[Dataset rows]
........

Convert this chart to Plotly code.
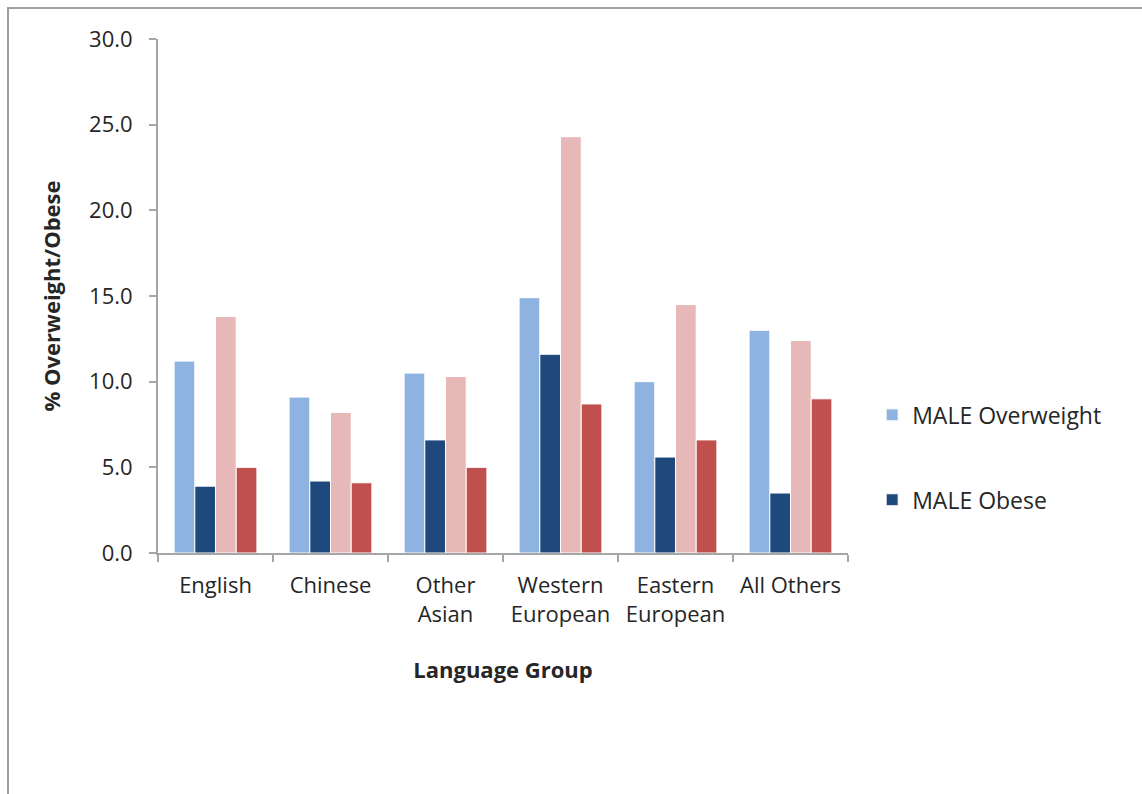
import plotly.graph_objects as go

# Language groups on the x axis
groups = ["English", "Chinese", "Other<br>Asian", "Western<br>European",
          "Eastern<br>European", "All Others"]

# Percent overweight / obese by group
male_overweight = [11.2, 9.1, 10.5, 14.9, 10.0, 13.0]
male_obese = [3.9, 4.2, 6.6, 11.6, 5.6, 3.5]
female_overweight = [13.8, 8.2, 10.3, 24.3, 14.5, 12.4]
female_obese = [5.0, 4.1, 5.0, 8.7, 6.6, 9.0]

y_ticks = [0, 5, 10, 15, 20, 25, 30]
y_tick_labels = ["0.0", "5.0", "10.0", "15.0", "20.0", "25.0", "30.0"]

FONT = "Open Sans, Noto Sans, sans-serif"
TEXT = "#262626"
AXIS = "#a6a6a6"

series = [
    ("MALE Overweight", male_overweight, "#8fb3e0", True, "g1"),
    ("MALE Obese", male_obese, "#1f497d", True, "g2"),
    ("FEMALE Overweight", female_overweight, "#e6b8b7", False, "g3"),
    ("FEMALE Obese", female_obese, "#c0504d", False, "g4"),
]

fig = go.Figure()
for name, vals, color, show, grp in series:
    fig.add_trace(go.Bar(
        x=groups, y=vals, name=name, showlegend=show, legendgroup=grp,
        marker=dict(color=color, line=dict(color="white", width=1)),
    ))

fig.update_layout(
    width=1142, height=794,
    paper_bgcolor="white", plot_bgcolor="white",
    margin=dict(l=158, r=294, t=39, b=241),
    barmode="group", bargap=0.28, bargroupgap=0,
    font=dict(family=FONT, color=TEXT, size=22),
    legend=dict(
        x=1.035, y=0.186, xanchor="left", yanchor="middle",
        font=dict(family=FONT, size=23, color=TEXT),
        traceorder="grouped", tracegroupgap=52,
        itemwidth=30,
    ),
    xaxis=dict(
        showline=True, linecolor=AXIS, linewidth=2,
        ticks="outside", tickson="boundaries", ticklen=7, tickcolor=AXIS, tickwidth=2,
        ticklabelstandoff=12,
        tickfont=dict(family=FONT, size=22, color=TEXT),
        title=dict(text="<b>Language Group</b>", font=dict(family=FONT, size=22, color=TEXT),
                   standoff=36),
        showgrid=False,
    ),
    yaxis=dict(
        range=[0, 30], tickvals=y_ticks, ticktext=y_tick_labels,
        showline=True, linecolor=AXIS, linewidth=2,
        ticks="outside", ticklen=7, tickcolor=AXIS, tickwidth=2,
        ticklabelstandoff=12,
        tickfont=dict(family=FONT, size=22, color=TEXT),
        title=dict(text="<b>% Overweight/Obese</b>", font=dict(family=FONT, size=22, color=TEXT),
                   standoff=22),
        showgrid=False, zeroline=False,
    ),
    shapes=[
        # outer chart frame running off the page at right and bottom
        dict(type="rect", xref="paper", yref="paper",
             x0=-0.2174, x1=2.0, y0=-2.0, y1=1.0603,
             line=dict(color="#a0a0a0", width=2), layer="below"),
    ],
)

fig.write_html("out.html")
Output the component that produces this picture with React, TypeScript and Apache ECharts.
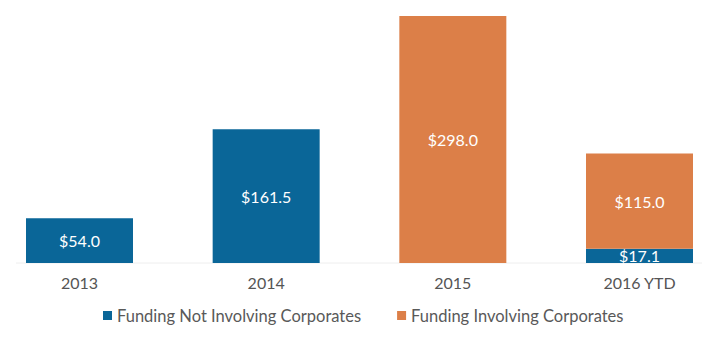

........

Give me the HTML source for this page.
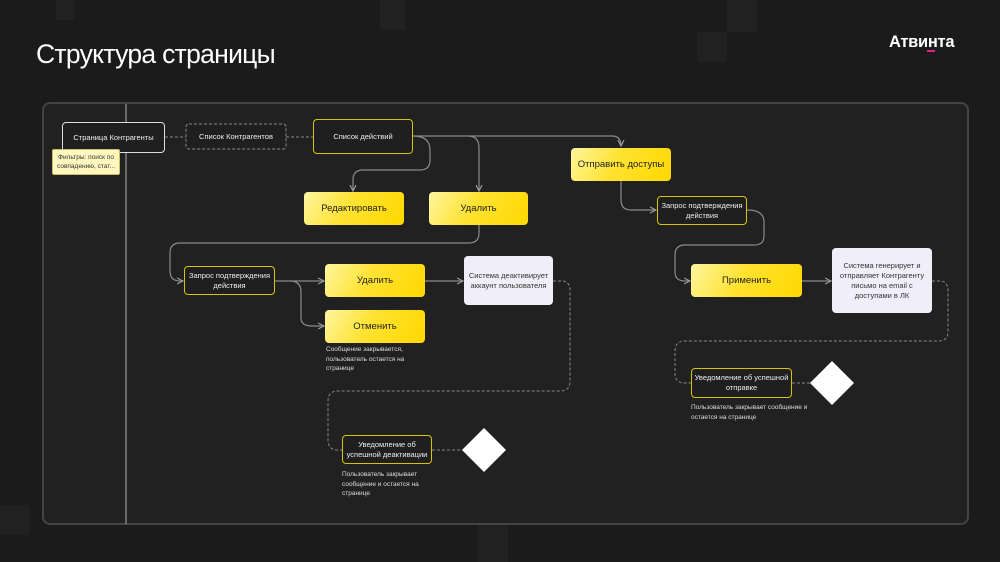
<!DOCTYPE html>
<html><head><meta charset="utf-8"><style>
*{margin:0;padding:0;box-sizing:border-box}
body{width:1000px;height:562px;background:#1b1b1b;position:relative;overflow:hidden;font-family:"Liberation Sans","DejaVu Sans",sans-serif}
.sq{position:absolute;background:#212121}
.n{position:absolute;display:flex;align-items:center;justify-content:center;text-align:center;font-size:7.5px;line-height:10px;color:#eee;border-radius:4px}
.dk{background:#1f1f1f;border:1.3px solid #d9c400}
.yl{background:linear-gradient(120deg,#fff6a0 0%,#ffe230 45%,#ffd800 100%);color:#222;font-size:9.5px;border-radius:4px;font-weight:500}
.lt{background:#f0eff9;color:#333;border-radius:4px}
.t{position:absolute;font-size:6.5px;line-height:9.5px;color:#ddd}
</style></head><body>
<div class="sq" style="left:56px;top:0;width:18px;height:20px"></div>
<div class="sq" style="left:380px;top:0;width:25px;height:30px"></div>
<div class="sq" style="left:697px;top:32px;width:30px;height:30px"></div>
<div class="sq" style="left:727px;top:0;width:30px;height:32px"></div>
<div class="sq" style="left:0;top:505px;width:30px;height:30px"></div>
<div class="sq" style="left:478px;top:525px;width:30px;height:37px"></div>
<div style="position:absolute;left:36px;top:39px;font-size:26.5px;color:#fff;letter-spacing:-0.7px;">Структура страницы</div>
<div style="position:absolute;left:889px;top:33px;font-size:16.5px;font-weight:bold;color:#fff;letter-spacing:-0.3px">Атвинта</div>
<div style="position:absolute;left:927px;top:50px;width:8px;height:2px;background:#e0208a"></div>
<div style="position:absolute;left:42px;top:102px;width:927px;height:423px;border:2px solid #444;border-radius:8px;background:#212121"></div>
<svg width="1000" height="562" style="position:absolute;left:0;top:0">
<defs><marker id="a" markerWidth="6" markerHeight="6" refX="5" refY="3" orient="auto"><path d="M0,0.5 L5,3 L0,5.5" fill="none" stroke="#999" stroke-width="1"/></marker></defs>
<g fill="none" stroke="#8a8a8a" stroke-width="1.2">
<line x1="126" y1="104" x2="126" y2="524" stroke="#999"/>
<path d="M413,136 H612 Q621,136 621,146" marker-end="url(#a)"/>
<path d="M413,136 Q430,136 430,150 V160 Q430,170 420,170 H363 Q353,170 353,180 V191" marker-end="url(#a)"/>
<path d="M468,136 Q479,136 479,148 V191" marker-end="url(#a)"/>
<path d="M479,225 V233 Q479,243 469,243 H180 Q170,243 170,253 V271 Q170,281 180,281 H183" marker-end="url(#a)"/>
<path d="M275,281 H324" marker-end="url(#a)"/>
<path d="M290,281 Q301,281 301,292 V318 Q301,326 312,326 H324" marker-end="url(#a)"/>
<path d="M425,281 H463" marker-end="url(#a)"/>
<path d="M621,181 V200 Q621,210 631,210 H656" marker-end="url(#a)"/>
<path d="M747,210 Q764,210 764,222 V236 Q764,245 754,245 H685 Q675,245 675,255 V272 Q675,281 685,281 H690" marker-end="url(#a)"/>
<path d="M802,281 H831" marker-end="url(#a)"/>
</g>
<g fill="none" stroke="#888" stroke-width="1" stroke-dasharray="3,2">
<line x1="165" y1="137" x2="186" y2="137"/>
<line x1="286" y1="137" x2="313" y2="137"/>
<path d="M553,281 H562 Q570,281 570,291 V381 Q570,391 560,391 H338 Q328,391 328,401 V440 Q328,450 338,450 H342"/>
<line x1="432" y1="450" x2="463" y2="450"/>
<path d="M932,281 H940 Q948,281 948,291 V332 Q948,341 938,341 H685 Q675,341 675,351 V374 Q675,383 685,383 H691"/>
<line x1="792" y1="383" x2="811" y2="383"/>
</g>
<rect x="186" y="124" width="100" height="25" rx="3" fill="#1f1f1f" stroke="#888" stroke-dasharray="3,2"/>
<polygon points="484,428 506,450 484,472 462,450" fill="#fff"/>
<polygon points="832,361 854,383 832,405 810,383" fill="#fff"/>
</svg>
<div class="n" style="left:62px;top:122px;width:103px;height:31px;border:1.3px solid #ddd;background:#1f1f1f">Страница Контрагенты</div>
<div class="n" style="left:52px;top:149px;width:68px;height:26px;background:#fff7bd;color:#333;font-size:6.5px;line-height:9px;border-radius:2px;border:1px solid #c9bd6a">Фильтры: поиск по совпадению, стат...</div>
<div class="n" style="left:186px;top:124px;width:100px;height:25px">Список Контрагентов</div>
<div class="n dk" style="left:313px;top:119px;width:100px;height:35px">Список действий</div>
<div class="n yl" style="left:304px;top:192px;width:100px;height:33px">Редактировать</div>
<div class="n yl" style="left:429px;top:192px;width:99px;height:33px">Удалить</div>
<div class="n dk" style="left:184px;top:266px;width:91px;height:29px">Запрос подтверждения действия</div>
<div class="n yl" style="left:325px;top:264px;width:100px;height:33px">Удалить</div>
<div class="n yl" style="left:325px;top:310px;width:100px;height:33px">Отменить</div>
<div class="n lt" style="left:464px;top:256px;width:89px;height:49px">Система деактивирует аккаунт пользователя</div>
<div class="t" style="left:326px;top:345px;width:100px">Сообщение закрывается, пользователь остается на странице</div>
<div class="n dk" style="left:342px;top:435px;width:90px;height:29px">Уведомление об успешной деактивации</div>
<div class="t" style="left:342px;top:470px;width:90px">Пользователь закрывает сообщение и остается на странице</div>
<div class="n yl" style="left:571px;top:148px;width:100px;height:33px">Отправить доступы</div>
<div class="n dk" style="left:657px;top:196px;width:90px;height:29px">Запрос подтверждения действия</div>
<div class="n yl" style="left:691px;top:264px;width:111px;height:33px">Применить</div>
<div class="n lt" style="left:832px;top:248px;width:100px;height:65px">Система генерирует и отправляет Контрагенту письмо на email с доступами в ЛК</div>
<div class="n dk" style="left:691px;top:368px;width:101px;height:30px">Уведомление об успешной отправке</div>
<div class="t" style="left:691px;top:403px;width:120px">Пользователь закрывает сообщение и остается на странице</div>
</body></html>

........

What to do:
Copy each line of the data above that holds "this".

Response:
Convert this chart to Plotly code.
Output the component that produces this picture with React, TypeScript and Apache ECharts.
Give me the HTML source for this page.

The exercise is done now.